The local histories and lore left behind by these displaced communities were one of the things that most interested me about the region and inspired me to create this piece, and to help share that history with the viewer, I included a lot of those stories right on the map. I knew I wanted to use 3D to highlight the mountainous terrain and chose an isometric perspective (which preserves size and distance for everything regardless of their relation to the foreground) to keep the cemeteries furthest from the reader from getting all jumbled together or hidden behind any mountain peaks. A lot of time was spent fiddling with satellite imagery, elevation models, and color ramps to get the misty, obscured lowlands and muted tones. Then I dimmed everything outside of the park to show its extent, rather than using a traditional boundary line, which felt distracting. The Cherokee names scattered throughout remind us that the cultural history of the region did not begin with the European pioneers who left so many graves on the landscape.

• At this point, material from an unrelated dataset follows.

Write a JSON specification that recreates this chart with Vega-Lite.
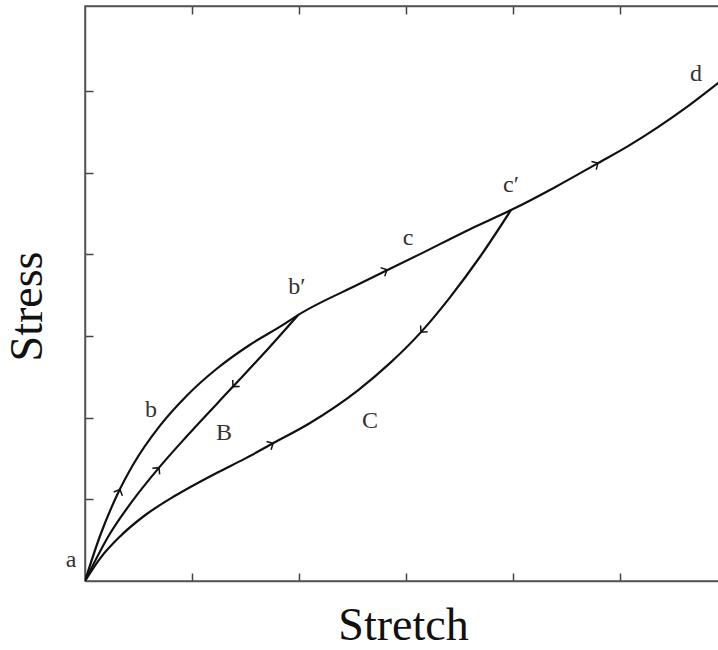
{
  "$schema": "https://vega.github.io/schema/vega-lite/v6.json",
  "autosize": "none",
  "width": 642,
  "height": 575,
  "padding": {"left": 85, "top": 6, "right": 0, "bottom": 69},
  "background": "white",
  "config": {
    "view": {"stroke": "#555", "strokeWidth": 1.5},
    "font": "Liberation Serif",
    "axis": {"grid": false, "labels": false, "tickSize": -8, "tickColor": "#444", "tickWidth": 1.5, "domainColor": "#555", "domainWidth": 1.5, "titleFont": "Liberation Serif", "titleFontSize": 46, "titleFontWeight": "normal", "titleColor": "#111"}
  },
  "datasets": {
    "curves": [
      {"curve": "upper", "stretch": 0, "stress": 0},
      {"curve": "upper", "stretch": 0.14, "stress": 0.551},
      {"curve": "upper", "stretch": 0.299, "stress": 1.05},
      {"curve": "upper", "stretch": 0.449, "stress": 1.423},
      {"curve": "upper", "stretch": 0.701, "stress": 1.902},
      {"curve": "upper", "stretch": 0.953, "stress": 2.272},
      {"curve": "upper", "stretch": 1.234, "stress": 2.602},
      {"curve": "upper", "stretch": 1.542, "stress": 2.893},
      {"curve": "upper", "stretch": 1.85, "stress": 3.135},
      {"curve": "upper", "stretch": 1.991, "stress": 3.256},
      {"curve": "upper", "stretch": 2.561, "stress": 3.635},
      {"curve": "upper", "stretch": 3.131, "stress": 4.002},
      {"curve": "upper", "stretch": 3.598, "stress": 4.308},
      {"curve": "upper", "stretch": 3.981, "stress": 4.541},
      {"curve": "upper", "stretch": 4.393, "stress": 4.822},
      {"curve": "upper", "stretch": 4.794, "stress": 5.116},
      {"curve": "upper", "stretch": 5.075, "stress": 5.324},
      {"curve": "upper", "stretch": 5.355, "stress": 5.557},
      {"curve": "upper", "stretch": 5.636, "stress": 5.814},
      {"curve": "upper", "stretch": 5.916, "stress": 6.095},
      {"curve": "upper", "stretch": 6.0, "stress": 6.18},
      {"curve": "B", "stretch": 0, "stress": 0},
      {"curve": "B", "stretch": 0.234, "stress": 0.581},
      {"curve": "B", "stretch": 0.449, "stress": 0.99},
      {"curve": "B", "stretch": 0.692, "stress": 1.388},
      {"curve": "B", "stretch": 0.953, "stress": 1.775},
      {"curve": "B", "stretch": 1.383, "stress": 2.38},
      {"curve": "B", "stretch": 1.664, "stress": 2.776},
      {"curve": "B", "stretch": 1.991, "stress": 3.256},
      {"curve": "C", "stretch": 0, "stress": 0},
      {"curve": "C", "stretch": 0.14, "stress": 0.275},
      {"curve": "C", "stretch": 0.327, "stress": 0.545},
      {"curve": "C", "stretch": 0.561, "stress": 0.805},
      {"curve": "C", "stretch": 0.841, "stress": 1.043},
      {"curve": "C", "stretch": 1.234, "stress": 1.326},
      {"curve": "C", "stretch": 1.495, "stress": 1.498},
      {"curve": "C", "stretch": 1.757, "stress": 1.686},
      {"curve": "C", "stretch": 2.103, "stress": 1.935},
      {"curve": "C", "stretch": 2.551, "stress": 2.335},
      {"curve": "C", "stretch": 2.85, "stress": 2.667},
      {"curve": "C", "stretch": 3.14, "stress": 3.047},
      {"curve": "C", "stretch": 3.411, "stress": 3.473},
      {"curve": "C", "stretch": 3.692, "stress": 3.97},
      {"curve": "C", "stretch": 3.981, "stress": 4.541}
    ],
    "arrows": [
      {"stretch": 0.327, "stress": 1.12, "heading": -66},
      {"stretch": 0.692, "stress": 1.388, "heading": -50},
      {"stretch": 1.383, "stress": 2.38, "heading": 133},
      {"stretch": 1.757, "stress": 1.686, "heading": -29},
      {"stretch": 3.14, "stress": 3.047, "heading": 132},
      {"stretch": 2.822, "stress": 3.81, "heading": -26},
      {"stretch": 4.794, "stress": 5.116, "heading": -30}
    ],
    "labels": [
      {"label": "a", "stretch": -0.131, "stress": 0.257},
      {"label": "b", "stretch": 0.617, "stress": 2.093},
      {"label": "B", "stretch": 1.299, "stress": 1.811},
      {"label": "b′", "stretch": 1.981, "stress": 3.599},
      {"label": "c", "stretch": 3.019, "stress": 4.198},
      {"label": "C", "stretch": 2.664, "stress": 1.958},
      {"label": "c′", "stretch": 3.981, "stress": 4.847},
      {"label": "d", "stretch": 5.71, "stress": 6.206}
    ]
  },
  "layer": [
    {
      "data": {"name": "curves"},
      "mark": {"type": "line", "interpolate": "monotone", "color": "#111", "strokeWidth": 2.2, "clip": true},
      "encoding": {
        "x": {"field": "stretch", "type": "quantitative", "scale": {"domain": [0, 6], "nice": false, "zero": false},
              "axis": {"orient": "bottom", "values": [1, 2, 3, 4, 5], "title": "Stretch", "titlePadding": 22, "titleX": 318}},
        "y": {"field": "stress", "type": "quantitative", "scale": {"domain": [0, 7.04], "nice": false, "zero": false},
              "axis": {"orient": "left", "values": [1, 2, 3, 4, 5, 6], "title": "Stress", "titlePadding": 33, "titleY": 300}},
        "detail": {"field": "curve"}
      }
    },
    {
      "data": {"name": "arrows"},
      "mark": {"type": "point", "shape": "M -1 -1 L 0 0 L -1 1", "filled": false, "size": 90, "strokeWidth": 1.5, "color": "#111", "opacity": 1},
      "encoding": {
        "x": {"field": "stretch", "type": "quantitative",
              "axis": {"orient": "top", "values": [1, 2, 3, 4, 5], "title": null}},
        "y": {"field": "stress", "type": "quantitative",
              "axis": {"orient": "right", "values": [1, 2, 3, 4, 5, 6], "title": null}},
        "angle": {"field": "heading", "type": "quantitative", "scale": null}
      }
    },
    {
      "data": {"name": "labels"},
      "mark": {"type": "text", "fontSize": 24, "font": "Liberation Serif", "color": "#333", "align": "center", "baseline": "middle"},
      "encoding": {
        "x": {"field": "stretch", "type": "quantitative", "axis": null},
        "y": {"field": "stress", "type": "quantitative", "axis": null},
        "text": {"field": "label"}
      }
    }
  ],
  "resolve": {"axis": {"x": "independent", "y": "independent"}}
}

I spent more time than I care to admit creating and tweaking the floating ring symbols, which come with a bit of baked-in uncertainty for each site, but what I’m most proud of is the neatline around the map’s edge. It features actual epitaphs borrowed from different headstones around the park. Some of these I collected myself on a last-minute camping trip to the park in late October, while others were gathered from online photographs and transcriptions.

This map was featured in the Atlas of Design Vol 5. Treat your bookshelf to a copy—there are many more maps amazing maps within! It also was recognized with several awards at the 2020 ESRI User Conference, including ‘Best Cartography’, ‘Cartography Special Interest Group Excellence, and 2nd place within the Reference Map category.